The Afghanistan Conundrum

By the Editor: Siddharth Sehgal

Community is not created by Force

                                                                 ~ Afghan Proverb

 Afghanistan is again in chaos. After two decades of conflict, it looks like and highly likely in the coming months that we are back at the point where it all started. Taliban is in virtual if not in full control of the country and seems like the time, men, and money that countries have spent in Afghanistan have come to naught. Afghanistan has lived up to its reputation as a graveyard of Empires but being a graveyard has its downside too, there is no hope for the future for ordinary Afghans who want a better life for their children.

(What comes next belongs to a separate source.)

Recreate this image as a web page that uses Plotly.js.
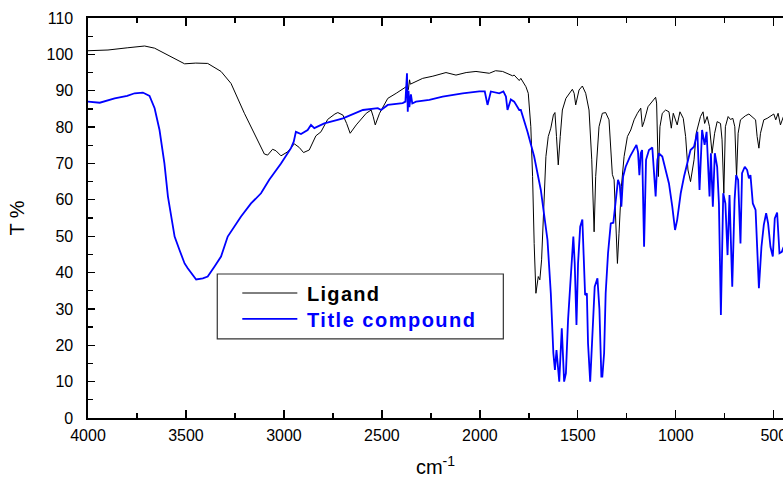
<!DOCTYPE html>
<html>
<head>
<meta charset="utf-8">
<script src="https://cdn.plot.ly/plotly-3.0.1.min.js"></script>
<style>html,body{margin:0;padding:0;background:#fff;}#chart{width:783px;height:479px;}</style>
</head>
<body>
<div id="chart"></div>
<script>
// Ligand spectrum (wavenumber cm-1, transmittance %)
var ligandWn = [4000,3898,3800,3711,3660,3576,3507,3450,3389,3321,3270,3202,3134,3100,3083,3058,3041,3015,2981,2947,2922,2900,2871,2837,2811,2777,2740,2725,2699,2680,2662,2631,2580,2555,2545,2534,2512,2470,2427,2376,2365,2359,2355,2292,2240,2173,2122,2070,2020,1990,1952,1920,1884,1833,1825,1799,1791,1765,1753,1740,1731,1723,1714,1702,1694,1685,1672,1663,1651,1638,1625,1617,1609,1600,1590,1579,1561,1545,1528,1519,1511,1494,1477,1460,1443,1429,1417,1409,1392,1375,1358,1341,1324,1315,1307,1298,1290,1278,1264,1247,1230,1213,1196,1179,1171,1162,1142,1128,1115,1103,1098,1089,1081,1069,1052,1035,1023,1013,993,979,962,950,938,925,907,896,874,861,853,840,828,815,802,789,772,764,755,747,733,721,709,699,690,682,670,645,627,611,593,585,576,568,551,534,517,500,490,478,466,459,450];
var ligandT  = [101.0,101.2,101.8,102.3,101.7,99.4,97.4,97.6,97.5,95.3,92.0,83.8,76.5,72.6,72.3,73.9,73.5,72.1,73.2,75.4,74.4,73.0,73.7,77.6,78.7,82.1,83.6,84.0,83.3,81.0,78.3,80.6,83.8,84.7,83.0,80.6,83.8,87.9,89.3,91.1,90.3,93.0,91.8,93.4,94.0,95.0,94.3,95.0,95.3,95.0,94.8,95.5,95.3,94.1,94.3,92.8,93.4,91.1,89.3,80.1,66.4,48.0,34.3,38.9,38.0,43.5,60.0,71.9,77.4,79.7,83.3,84.0,77.4,69.6,77.4,84.7,87.9,89.3,90.4,89.3,86.1,90.2,91.3,89.3,84.7,71.0,51.2,66.4,80.1,83.8,84.0,82.0,67.0,65.5,54.5,42.5,50.8,63.6,71.9,77.4,79.2,82.0,83.8,85.2,80.1,81.5,85.6,86.6,87.5,88.2,86.6,66.4,80.1,83.8,84.7,84.2,79.7,83.8,80.6,84.2,82.4,77.4,68.2,65.0,71.0,78.3,82.9,84.2,81.0,82.9,80.1,72.8,78.3,81.5,81.0,76.5,61.8,80.1,82.9,82.1,82.4,80.1,66.4,78.3,82.0,83.1,83.6,82.9,82.0,77.4,74.2,78.3,82.0,82.4,82.9,83.6,82.0,83.8,80.6,81.5,83.0];

// Title compound spectrum (wavenumber cm-1, transmittance %)
var compoundWn = [4000,3940,3864,3800,3762,3720,3686,3660,3635,3610,3592,3576,3558,3533,3507,3491,3448,3414,3389,3355,3321,3287,3253,3219,3168,3117,3075,3015,2964,2950,2939,2913,2879,2862,2845,2794,2726,2699,2597,2521,2504,2470,2394,2380,2372,2368,2364,2360,2352,2345,2326,2258,2190,2088,2003,1975,1961,1944,1901,1880,1867,1859,1842,1825,1799,1791,1757,1723,1689,1672,1655,1638,1625,1617,1609,1595,1582,1570,1561,1550,1539,1533,1523,1516,1507,1499,1488,1477,1468,1463,1454,1448,1437,1426,1414,1400,1390,1380,1375,1366,1358,1346,1332,1319,1307,1295,1286,1278,1269,1256,1234,1213,1201,1193,1186,1179,1172,1162,1152,1137,1120,1103,1094,1086,1069,1052,1035,1018,1004,993,975,958,941,925,907,890,879,866,853,843,828,821,811,801,789,780,770,758,747,736,726,712,700,692,682,670,662,648,636,627,619,607,593,585,576,563,551,539,529,517,505,495,483,471,459,450];
var compoundT  = [87.0,86.7,87.9,88.6,89.3,89.5,88.6,85.2,79.2,70.0,60.9,55.4,49.9,46.2,42.5,41.2,38.1,38.4,38.9,41.6,44.4,49.9,52.6,55.4,59.0,61.8,65.5,70.0,74.2,76.0,78.7,78.1,79.2,80.6,79.7,81.0,82.0,82.4,84.7,85.2,84.7,86.1,86.6,87.0,94.8,84.2,90.0,85.5,89.0,86.5,87.0,87.5,88.4,89.3,89.8,89.8,86.1,89.8,89.3,89.8,88.4,84.7,87.6,87.0,84.7,84.7,78.7,71.9,62.7,56.3,49.0,34.3,17.8,13.2,18.7,10.0,24.7,10.0,12.3,27.0,35.2,41.2,49.9,42.5,25.6,42.5,52.6,54.6,43.5,33.8,34.3,20.5,10.0,22.4,36.1,38.4,30.0,11.4,11.4,17.8,34.3,45.3,53.5,53.7,59.0,65.5,64.1,58.1,66.4,69.1,71.9,74.2,75.1,73.2,66.8,72.8,73.7,47.1,71.0,73.7,74.4,60.9,71.0,72.8,71.9,68.2,64.5,58.1,51.7,54.5,61.8,66.4,70.0,73.7,74.6,78.7,62.7,79.2,75.1,78.7,60.9,72.8,58.1,72.8,69.1,59.0,28.3,61.8,59.0,44.8,61.3,36.1,60.0,66.8,65.5,48.0,67.3,69.1,68.2,65.9,66.8,59.0,57.2,45.3,35.7,47.1,53.1,56.3,53.5,47.1,44.4,54.9,56.5,45.3,45.7,47.0];

var seriesNames = ["Ligand", "Title compound"];
var xTickVals = [4000,3500,3000,2500,2000,1500,1000,500];
var yTickVals = [0,10,20,30,40,50,60,70,80,90,100,110];

var FONT = "Liberation Sans, Arial, sans-serif";

var traces = [
  {x: ligandWn, y: ligandT, type: "scatter", mode: "lines", name: seriesNames[0],
   line: {color: "#000000", width: 1}, showlegend: false, hoverinfo: "skip"},
  {x: compoundWn, y: compoundT, type: "scatter", mode: "lines", name: seriesNames[1],
   line: {color: "#0000ff", width: 1.8}, showlegend: false, hoverinfo: "skip"}
];

var layout = {
  width: 783, height: 479,
  margin: {l: 88, r: 0, t: 18, b: 61, pad: 0},
  paper_bgcolor: "#ffffff", plot_bgcolor: "#ffffff",
  font: {family: FONT, color: "#000000", size: 16},
  xaxis: {
    range: [4000, 453], tickvals: xTickVals, ticktext: xTickVals.map(String),
    ticks: "inside", ticklen: 8, tickwidth: 1.3, tickcolor: "#000",
    minor: {dtick: 250, ticks: "inside", ticklen: 5, tickwidth: 1.3, tickcolor: "#000"},
    showline: true, linecolor: "#000", linewidth: 1.6, mirror: "ticks",
    showgrid: false, zeroline: false,
    tickfont: {family: FONT, size: 16, color: "#000"},
    ticklabelstandoff: 2, ticklabeloverflow: "allow",
    title: {text: "cm<sup>-1</sup>", font: {family: FONT, size: 20, color: "#000"}, standoff: 17},
    automargin: false
  },
  yaxis: {
    range: [0, 110], tickvals: yTickVals, ticktext: yTickVals.map(String),
    ticks: "inside", ticklen: 7, tickwidth: 1.3, tickcolor: "#000",
    minor: {dtick: 5, ticks: "inside", ticklen: 5, tickwidth: 1.3, tickcolor: "#000"},
    showline: true, linecolor: "#000", linewidth: 1.6, mirror: false,
    showgrid: false, zeroline: false,
    tickfont: {family: FONT, size: 16, color: "#000"},
    ticklabelstandoff: 10,
    title: {text: "T %", font: {family: FONT, size: 20, color: "#000"}, standoff: 16},
    automargin: false
  },
  shapes: [
    {type: "rect", xref: "paper", yref: "paper", x0: 0.186, x1: 0.5976, y0: 0.198, y1: 0.36,
     line: {color: "#333333", width: 1.2}, fillcolor: "#ffffff", layer: "above"},
    {type: "line", xref: "paper", yref: "paper", x0: 0.222, x1: 0.3012, y0: 0.3125, y1: 0.3125,
     line: {color: "#000000", width: 1}, layer: "above"},
    {type: "line", xref: "paper", yref: "paper", x0: 0.222, x1: 0.3012, y0: 0.248, y1: 0.248,
     line: {color: "#0000ff", width: 1.8}, layer: "above"}
  ],
  annotations: [
    {xref: "paper", yref: "paper", x: 0.3122, y: 0.31, xanchor: "left", yanchor: "middle",
     showarrow: false, text: "<b><span style='letter-spacing:1.3px'>" + seriesNames[0] + "</span></b>",
     font: {family: FONT, size: 20, color: "#000000"}},
    {xref: "paper", yref: "paper", x: 0.3122, y: 0.246, xanchor: "left", yanchor: "middle",
     showarrow: false, text: "<b><span style='letter-spacing:1.5px'>" + seriesNames[1] + "</span></b>",
     font: {family: FONT, size: 20, color: "#0000ff"}}
  ]
};

Plotly.newPlot("chart", traces, layout, {displayModeBar: false, staticPlot: true});
</script>
</body>
</html>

From New Delhi to Islamabad, from Tehran to Beijing, every player in the region is weighing its options. Though Americans were the biggest contributors, every major country in the region has invested in Afghanistan and like the rest of the countries, India too has poured billions of Indian taxpayer’s rupees into Afganistan and these investments, now, are as good as forfeited. It’s not like the Taliban has gained lost ground in a year, it has been a gradual process over the years and as the Afghan government failed to deliver on its promises of development, transparency, and representation, it should have been clear to all involved that this day will come sooner or later.

Though the Taliban coming to power does not bode well for India and Kashmir region as terror groups will have complete freedom to recruit and train extremists and plan operations against India but it’s Pakistan who should be most worried about the Taliban’s return. With the Taliban’s return, Pakistan can expect a massive uptick of refugees and more empowered and embolden Tehrik-i-Taliban Pakistan (TTP) which will further deteriorate the security situation in that country. Perhaps that is an end result of growing a poisonous tree of terrorism that will bear its fruit for Islamabad or perhaps the Pakistani establishment has thought they can control these rogue elements and use them against India. Whatever may be their reasoning but sooner or later they will see for themselves, the perils of being neighbors with a government that will attract extremists from far and wide. The likes of Zawahiri and his Al Qaeda minions will find a safe haven in Afghanistan again and sooner or later they will restart their terror bases. Iran and China should be worried too, Iran’s security and China’s one road and belt initiative can be in jeopardy if the Taliban rescind its promise to safeguard China’s investments. One cannot expect safe bets with the Taliban.

In all this power play, the people of Afghans will lose their country and future. They will have no say in their country’s direction and will have to depend on the generosity of other nations. They are the biggest casualty of this war and yet ironically, in all of this chaos and misery, they themselves are responsible for the current state of their country.